THE MAID: Often in pantomimes up to the 1950’s (and beyond that) there was a Maid character to assist Mother Goose in the comedy. Traditionally she is Gretchen The Maid, although she has been “Polly”, “Tulip” and even “Marlene”, played by Beryl Reid in her Radio persona of “Marlene from Birmingham”

Queen of Gooseland. Goosequill an attendant.


* Farmer Giles- Dawson Chance. Victoria Palace “Mother Goose”. 1970’s. (also played by Ken Wood”).




In Mother Goose the “skin part” is the part of Priscilla the Goose. It is possibly one of the hardest skin parts to play, and certainly the most uncomfortable! The actor has a Goose costume that comprises of a body- often made from wire or  wicker, and a headdress that is fastened to the actor’s head to secure it.

The actors head is within the oval shaped body, and the goose’s neck and head protrudes a good two and a half to three foot out of the opening. Strings run down inside the head-piece. Two for the eyelids (for blinking and fluttering) one for the beak.

Inside the body the arms are often strapped to two levers. These operate the Goose’s wings. If not strapped they are manipulated, as is a lever for the “rudder” or tail piece.

John Inman and Cast - Victoria Palace 1981

The actor wears yellow tights, and often padded webbed feet. The upper part of the tights are usually padded with white fur, and often feathered. To get in to the goose the actor crouches, and the body is lowered onto them. The Headpiece is held while the actor fastens it securely. Around the neck there might be a “Duck Call” device, that you hold in your mouth making Honking noises, whilst operating the eyes and beak strings, walking bent double with all the weight on the knees, and looking through a very small gauze set into the lowest part of the neck of the goose, or more often through the chest. You can see very little once you are strapped inside.

Add to that the fact that you will probably have at least two golden eggs secured in canvas bags ready for laying- and it is DEFINITELY the most uncomfortable skin role in pantomime!

Two highly skilled professional “Geese” were Barbara Newman and Kay Lyell. Both ladies played the major theatres each year in the part of Priscilla. They had enormous pride in their role as Priscilla, and supplied and maintained their own “Goose Skins”. These were expensive hand feathered large props that had to be stored and transported to the theatres each year. They were, not surprisingly, both very protective about “Priscilla”, and meticulous in keeping the feathers clean. Neither Barbara nor Kay liked anyone stroking or touching the Goose off-stage. At no point did anyone EVER hear Barbara or Kay complain once about being uncomfortable or too hot. Both ladies \were total perfectionists.
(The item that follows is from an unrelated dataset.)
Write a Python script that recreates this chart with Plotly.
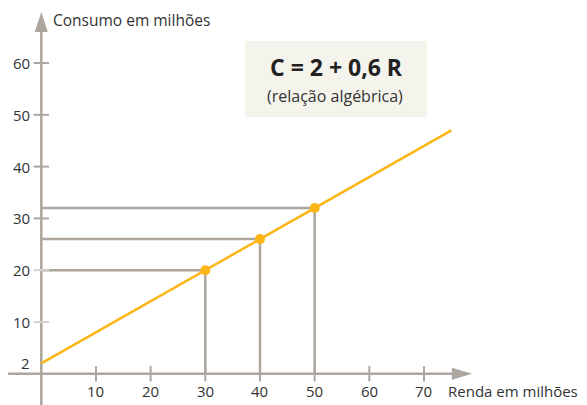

Kay Lyell was a tiny lady- smaller than Barbara. She played Goose well into old age. It was her joy to be in a pantomime each year. Kay lived on the top floor of a tiny flat in Covent Garden. It had a bath in the kitchen. Kay had nowhere else to store Priscilla except IN the bath, which was covered with a board to act as a working surface.

Apparently everytime Kay had a bath the goose had to be removed, then the bath dried out thoroughly, and Priscilla and the work top replaced. Exhausting for a tiny elderly lady- but Kay would have none of it!

After a lot of persuasion I was able to get Kay to allow me to store the goose at the Theatre’s store in Ilford. She would often ring up and enquire how “Priscilla” was doing. Sadly, Kay died several years ago, and Priscilla is still there, in storage- hopefully one day the Theatre Museum (which hopefully will live again) will take up my offer of donating Kay’s goose to their archives.


Before the world of “Ugly Sister-dom” claimed Nigel Ellacott, he had already played a wide variety of “Skin Parts”, including Goose at the Haymarket Theatre Leicester, The Belgrade Coventry, and The Kenneth More in Ilford!

Nigel as Priscilla - Coventry 1977/8

Nigel recalls:

The first  “Priscilla” at Ilford was with Jonathan Kiley (now an executive producer of Qdos) as Colin, the Principal Boy. Terry Gardener played Mother Goose. This was 1976. The Skin was hired, and was in a very bad state of disrepair. It arrived at the theatre on the underground, and wasn’t helped when the tube doors closed on the body as it was being unloaded on to the platform! Priscilla 1 was always slightly listing to one side ever after!

When I played the part in Coventry the following year - 1977-78 the entire production was designed by Terry Parsons. This included the splendid Goose made for me by Peter Pullen from Terry Parsons design. This Priscilla was huge- a Giant of a Goose, but splendid. Reg Dixon played Mother Goose, and Buster Skeggs was Colin. The Fairy was Carole Cleveland and the Demon was Malcolm Reid.

The following year the production played the Haymarket Theatre, Leicester. Priscilla accompanied me. Roy Macready played Mother Goose in this production, and Suzanne Kaye was Principal Girl.

Nigel at rest! Nigel as Priscilla with Roy Macready

At the end of my third year as Goose, another part was in the offing- Puss in” Puss in Boots.” My CV said “He doesn’t need an agent- he needs a vet!”